Directions for this task — Beginning with the opening line of the entries, return every line through the one containing "import plotly.graph_objects as go", both included, and nothing else. Omit pictures.
===== Extracted records =====
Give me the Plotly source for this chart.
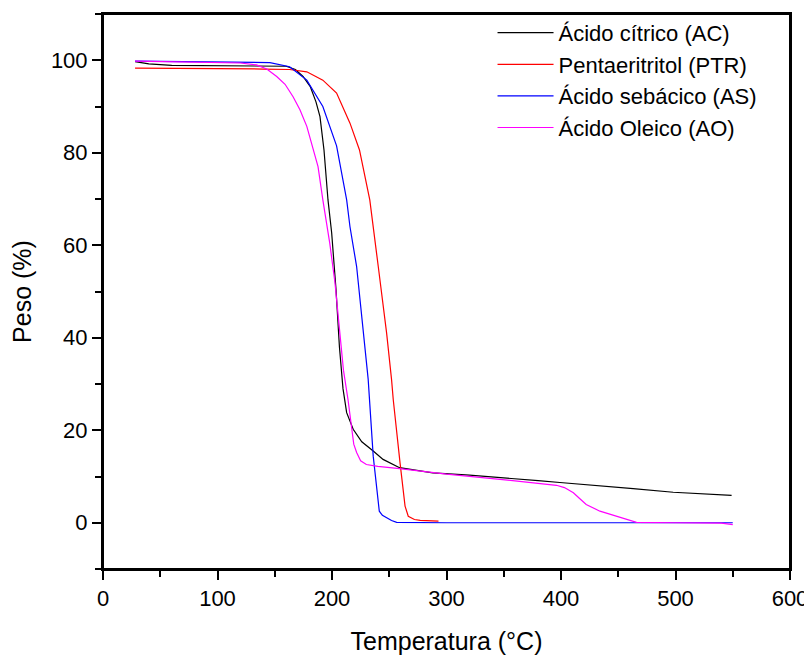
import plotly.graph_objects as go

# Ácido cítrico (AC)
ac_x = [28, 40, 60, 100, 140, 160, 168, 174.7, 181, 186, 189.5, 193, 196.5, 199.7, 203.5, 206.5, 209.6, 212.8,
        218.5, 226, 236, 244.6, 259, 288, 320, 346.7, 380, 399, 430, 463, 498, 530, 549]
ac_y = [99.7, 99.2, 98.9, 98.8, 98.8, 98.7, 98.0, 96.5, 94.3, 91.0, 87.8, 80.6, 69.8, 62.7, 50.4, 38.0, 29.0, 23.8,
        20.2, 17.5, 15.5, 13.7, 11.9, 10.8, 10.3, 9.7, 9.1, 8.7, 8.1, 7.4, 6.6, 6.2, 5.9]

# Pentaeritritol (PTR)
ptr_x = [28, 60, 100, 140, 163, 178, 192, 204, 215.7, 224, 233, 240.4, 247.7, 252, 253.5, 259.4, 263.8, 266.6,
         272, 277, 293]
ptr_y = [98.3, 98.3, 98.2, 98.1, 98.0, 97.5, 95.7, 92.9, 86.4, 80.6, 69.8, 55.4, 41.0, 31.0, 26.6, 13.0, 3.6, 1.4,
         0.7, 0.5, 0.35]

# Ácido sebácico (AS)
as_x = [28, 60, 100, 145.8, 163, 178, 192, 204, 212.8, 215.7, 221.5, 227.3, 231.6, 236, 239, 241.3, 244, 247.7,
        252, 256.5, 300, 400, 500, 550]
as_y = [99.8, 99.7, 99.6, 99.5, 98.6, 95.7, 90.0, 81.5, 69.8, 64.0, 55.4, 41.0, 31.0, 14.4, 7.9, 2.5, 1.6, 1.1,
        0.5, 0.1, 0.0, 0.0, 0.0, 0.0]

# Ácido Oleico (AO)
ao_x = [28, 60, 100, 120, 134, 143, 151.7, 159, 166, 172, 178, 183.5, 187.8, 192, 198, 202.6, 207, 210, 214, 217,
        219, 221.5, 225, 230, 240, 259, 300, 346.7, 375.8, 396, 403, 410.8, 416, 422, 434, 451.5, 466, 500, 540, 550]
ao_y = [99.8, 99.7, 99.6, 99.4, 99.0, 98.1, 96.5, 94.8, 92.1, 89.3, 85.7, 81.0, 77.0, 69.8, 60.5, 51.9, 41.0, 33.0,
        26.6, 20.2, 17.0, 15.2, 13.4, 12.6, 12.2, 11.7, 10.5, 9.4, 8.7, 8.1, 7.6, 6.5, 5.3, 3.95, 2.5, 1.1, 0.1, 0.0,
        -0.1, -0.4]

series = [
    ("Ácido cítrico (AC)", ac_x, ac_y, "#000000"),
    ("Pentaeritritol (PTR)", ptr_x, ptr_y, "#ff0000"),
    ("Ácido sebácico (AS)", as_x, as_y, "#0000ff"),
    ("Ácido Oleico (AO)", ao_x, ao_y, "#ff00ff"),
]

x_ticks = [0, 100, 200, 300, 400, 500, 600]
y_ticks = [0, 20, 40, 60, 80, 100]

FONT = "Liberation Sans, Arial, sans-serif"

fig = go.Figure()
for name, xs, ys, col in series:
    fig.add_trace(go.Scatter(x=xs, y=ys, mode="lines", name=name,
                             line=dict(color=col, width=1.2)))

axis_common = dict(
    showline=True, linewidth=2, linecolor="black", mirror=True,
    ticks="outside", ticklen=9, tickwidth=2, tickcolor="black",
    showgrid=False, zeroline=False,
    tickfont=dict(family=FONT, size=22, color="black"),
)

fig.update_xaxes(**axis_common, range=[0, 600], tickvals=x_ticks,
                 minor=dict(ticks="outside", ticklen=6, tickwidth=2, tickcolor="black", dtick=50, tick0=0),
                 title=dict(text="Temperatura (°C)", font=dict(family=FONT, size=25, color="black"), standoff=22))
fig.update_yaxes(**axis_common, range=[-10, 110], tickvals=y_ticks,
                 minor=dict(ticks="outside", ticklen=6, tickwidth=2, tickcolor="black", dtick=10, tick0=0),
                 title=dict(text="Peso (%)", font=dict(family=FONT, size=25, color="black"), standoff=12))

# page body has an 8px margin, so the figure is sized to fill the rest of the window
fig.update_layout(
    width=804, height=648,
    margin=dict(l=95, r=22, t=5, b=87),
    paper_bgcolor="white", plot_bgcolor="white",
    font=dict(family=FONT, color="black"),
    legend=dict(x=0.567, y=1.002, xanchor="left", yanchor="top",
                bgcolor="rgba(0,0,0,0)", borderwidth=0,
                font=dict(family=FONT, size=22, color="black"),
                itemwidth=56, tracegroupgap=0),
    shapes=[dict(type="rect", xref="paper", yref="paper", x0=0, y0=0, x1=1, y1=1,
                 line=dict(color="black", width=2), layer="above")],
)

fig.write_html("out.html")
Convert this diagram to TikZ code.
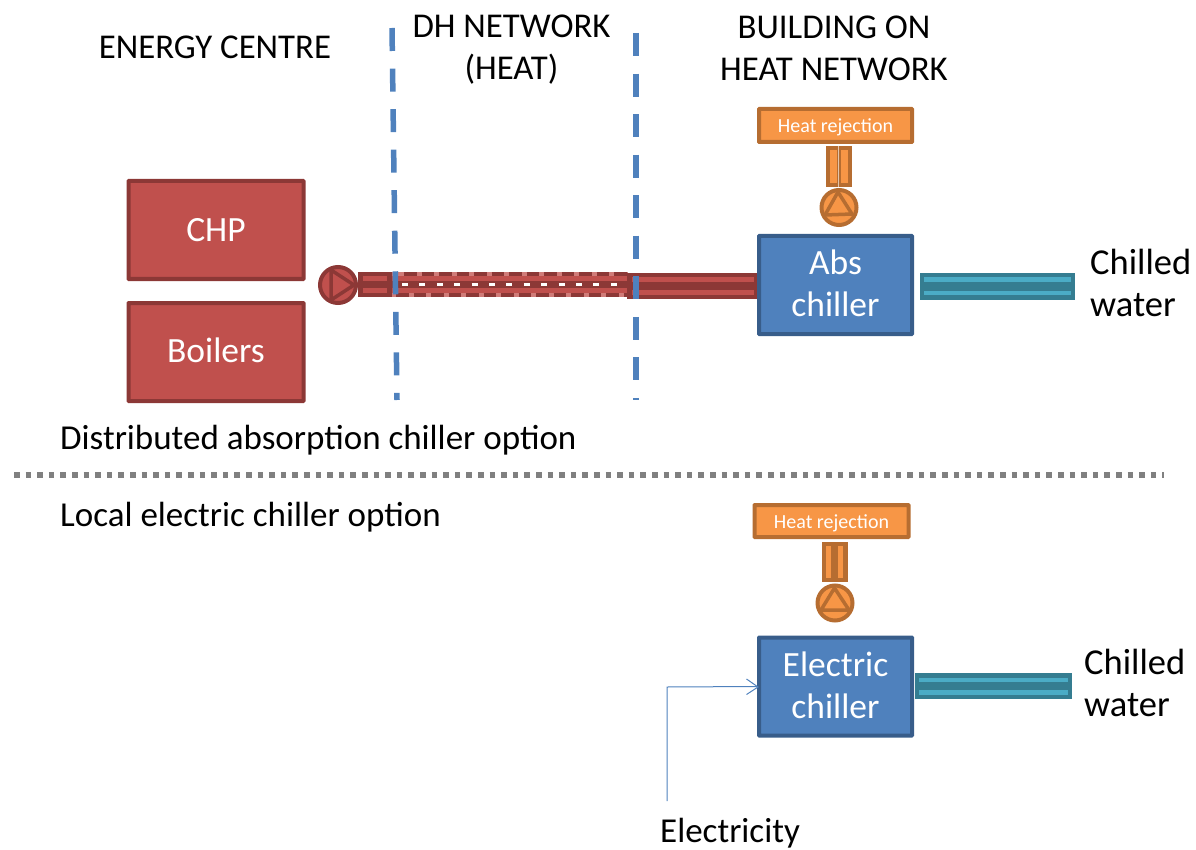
=====
Task output —
Give me the Plotly source for this chart.
import plotly.graph_objects as go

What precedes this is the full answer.